Nat Hentoff, a long-time columnist for the liberal Village Voice, has changed teams to work for World Net Daily, a far-right Republican blog. For those unfamiliar with WND, it was the birthplace of the birther movement, and currently publishes regular columns by Chuck Norris, Tom Tancredo, Ann Coutler, Phyllis Schlafley, Pat Buchanan, John Stossel, Michael Savage, Jerome Corsi, former Judge Roy Moore and Pat Boone, among many others whose names are listed here.
In case you think that Hentoff is at WND as resident house liberal, he's not -- he really has drifted way over to the right. For one thing, he's also on the payroll of the libertarian think tank Cato Institute. And then there's his position on health care reform...
In August, 2009, Hentoff published a column at WND promoting the false idea that the Obama administration planned to institute "death panels" as part of health care reform. Hentoff's column, entitled Obama, Congress to decide when you die?, repeats a number of the right-wing talking points concerning "death panels", such as the idea that the government would compel the elderly to attend counseling sessions where they would be steered away from medically necessary treatment as a cost saving measure. The column, which consists largely of quotes from a Washington Post oped and a Washington Times article, points an accusing finger at Rahm Emanuel's brother Dr. Ezekiel Emanuel, who advises the Obama administration on bioethics. Hentoff portrays him as the evil mastermind of a covert plan to deprive the elderly of health care and shuffle them unceremoniously off the Medicare rolls and this mortal coil.
Hentoff published the column on August 19, during the feeding frenzy of town hall teabagging activism. It parrots spurious charges which originated with anti-reform activist Betsy McCaughey, previously best known for authoring an influential 1993 New Republic article containing similarly false charges concerning the Clinton administration's health care proposal. McCaughey's New Republic article was a critical factor in the defeat of the Clinton plan, providing many of the talking points used by the Senate Republicans and right wing pundits. (Read James Fallows on take on that here. The official Clinton administration debunking is here.) McCaughey's "death panel" charges, which she published in July 2009, gained traction after they were repeated by former Alaska Governor Sarah Palin, Rush Limbaugh and Fox News, among many others. Although these charges were thoroughly debunked as false and were publicly condemned by many pundits, they helped fuel the outrage expressed at town hall forums. This led Democrats to remove from the proposed reforms government sponsorship of counseling and living will preparation for the elderly to avoid a distracting political battle.

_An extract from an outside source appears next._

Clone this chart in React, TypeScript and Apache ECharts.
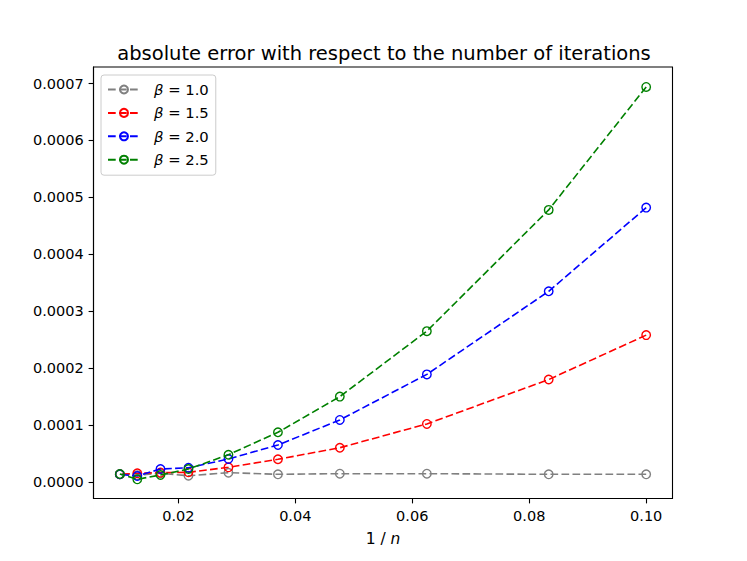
import React, { useEffect, useRef } from "react";
import * as echarts from "echarts";

// number of iterations n (x axis shows 1 / n)
const nValues = [10, 12, 16, 21, 27, 35, 46, 59, 77, 100];
const betaLabels = ["1.0", "1.5", "2.0", "2.5"];
const errBeta10 = [0.0000135, 0.0000135, 0.0000146, 0.0000146, 0.0000135, 0.0000163, 0.000011, 0.0000153, 0.000012, 0.0000135];
const errBeta15 = [0.000258, 0.00018, 0.000102, 0.0000602, 0.0000399, 0.0000258, 0.000017, 0.0000165, 0.0000153, 0.0000135];
const errBeta20 = [0.000482, 0.000335, 0.000189, 0.000109, 0.000065, 0.0000404, 0.000025, 0.0000228, 0.0000105, 0.0000135];
const errBeta25 = [0.000694, 0.000478, 0.000265, 0.00015, 0.0000873, 0.0000479, 0.0000228, 0.0000123, 0.0000047, 0.000014];
const xTicks = [0.02, 0.04, 0.06, 0.08, 0.1];
const yTicks = [0, 0.0001, 0.0002, 0.0003, 0.0004, 0.0005, 0.0006, 0.0007];
const colors = ["#808080", "#ff0000", "#0000ff", "#008000"];

const FONT = "DejaVu Sans";

export default function App() {
  const ref = useRef<HTMLDivElement>(null);
  useEffect(() => {
    if (!ref.current) return;
    const chart = echarts.init(ref.current, null, { renderer: "svg" });
    const allErr = [errBeta10, errBeta15, errBeta20, errBeta25];
    const series = allErr.map((vals, i) => ({
      name: `β = ${betaLabels[i]}`,
      type: "line",
      data: nValues.map((n, k) => [1 / n, vals[k]]),
      symbol: "circle",
      symbolSize: 8.5,
      showSymbol: true,
      lineStyle: { color: colors[i], width: 1.6, type: [7.7, 3.3] },
      itemStyle: { color: "rgba(0,0,0,0)", borderColor: colors[i], borderWidth: 1.4 },
      emphasis: { disabled: true },
      z: 2 + i,
    }));
    chart.setOption({
      animation: false,
      backgroundColor: "#ffffff",
      title: {
        text: "absolute error with respect to the number of iterations",
        left: 379,
        top: 38,
        textAlign: "center",
        textStyle: { fontFamily: FONT, fontSize: 19.5, fontWeight: "normal", color: "#000" },
      },
      grid: {
        left: 93.5,
        right: 74.5,
        top: 67,
        bottom: 62.5,
        show: true,
        borderColor: "#000",
        borderWidth: 1.1,
        backgroundColor: "#fff",
        containLabel: false,
      },
      legend: {
        orient: "vertical",
        left: 101,
        top: 75,
        padding: [7, 7, 8, 6],
        itemWidth: 32,
        itemHeight: 10,
        itemGap: 8.4,
        backgroundColor: "rgba(255,255,255,0.8)",
        borderColor: "#cccccc",
        borderWidth: 1,
        borderRadius: 3,
        data: series.map((s) => s.name),
        formatter: (name: string) => `{b|β} = ${name.split("= ")[1]}`,
        textStyle: {
          fontFamily: FONT,
          fontSize: 14.8,
          color: "#000",
          padding: [0, 0, 0, 9],
          rich: {
            b: { fontFamily: FONT, fontSize: 14.8, fontStyle: "italic", color: "#000" },
          },
        },
      },
      xAxis: {
        type: "value",
        min: 0.0055,
        max: 0.1045,
        name: "{a|1 / }{b|n}",
        nameLocation: "middle",
        nameGap: 32.5,
        nameTextStyle: {
          fontFamily: FONT,
          fontSize: 15.5,
          color: "#000",
          rich: {
            a: { fontFamily: FONT, fontSize: 15.5, color: "#000" },
            b: { fontFamily: FONT, fontSize: 15.5, fontStyle: "italic", color: "#000" },
          },
        },
        axisLine: { show: true, onZero: false, lineStyle: { color: "#000", width: 1.1 } },
        axisTick: { show: true, inside: false, length: 4.9, customValues: xTicks, lineStyle: { color: "#000", width: 1.1 } },
        axisLabel: {
          customValues: xTicks,
          margin: 9.8,
          fontFamily: FONT,
          fontSize: 14.5,
          color: "#000",
          formatter: (v: number) => v.toFixed(2),
        },
        splitLine: { show: false },
      },
      yAxis: {
        type: "value",
        min: -0.000029,
        max: 0.000729,
        axisLine: { show: true, onZero: false, lineStyle: { color: "#000", width: 1.1 } },
        axisTick: { show: true, inside: false, length: 4.9, customValues: yTicks, lineStyle: { color: "#000", width: 1.1 } },
        axisLabel: {
          customValues: yTicks,
          margin: 9.8,
          fontFamily: FONT,
          fontSize: 14.5,
          color: "#000",
          formatter: (v: number) => v.toFixed(4),
        },
        splitLine: { show: false },
      },
      series,
    });
    return () => chart.dispose();
  }, []);
  return (
    <div
      ref={ref}
      style={{ position: "absolute", left: 0, top: 0, width: 747, height: 561, background: "#fff" }}
    />
  );
}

Alex Koppelman writing in Salon provided a strong debunking of the manufactured "death panels" controversy within two weeks of McCaughey's starting it. (Read it here.) Koppelman gives a fair assessment of Dr. Emanuel's lifelong commitment to improving healthcare for the elderly, which has been a focus of his work. Reading this column in the same sitting as the Hentoff column brought into focus the sheer madness of the "death panel" charges. Koppelman's column was published on August 10, nine days prior to Hentoff's. Hentoff completely ignored the counterarguments to the absurd "death panel" claims, choosing instead to credulously rely on McCaughey, Palin and the other partisans.
Most people who remember Hentoff think of him as a defender of free speech, and in this column he tried to continue to play that role. To end it with a flourish, he worked himself into a state of high dudgeon over Democratic criticism of the astroturf campaign of town hall disruptions, before concluding with an outraged, outrageous non-sequitur.
"Condemning the furor at town-hall meetings around the country as "un-American," Harry Reid and Nancy Pelosi are blind to truly participatory democracy – as many individual Americans believe they are fighting, quite literally, for their lives.
"I wonder whether Obama would be so willing to promote such health care initiatives if, say, it were 60 years from now, when his children will – as some of the current bills seem to imply – have lived their fill of life years, and the health care resources will then be going to the younger Americans?"
I don't see the connection between those two completely baseless statements, the first defending free speech against an illusory attack, the second accusing President Obama of the worst kind of hypocrisy and lack of concern for human life. I don't believe that those corporate-funded town hall demonstrations represented "individual Americans...fighting for their lives" and, most to the point, I didn't see any Democratic proposals which would have curtailed the lives of the elderly. I strongly defend the constitutional rights of Americans to teabag as they see fit -- the Constitution protects political speech no matter how foolish. But the stuff spouted by the teabaggers reminded me of World Net Daily: conspiratorial right-wing drivel. Hentoff may believe he's supporting those who oppose health care reform, but all he's doing is stirring up their irrational fears.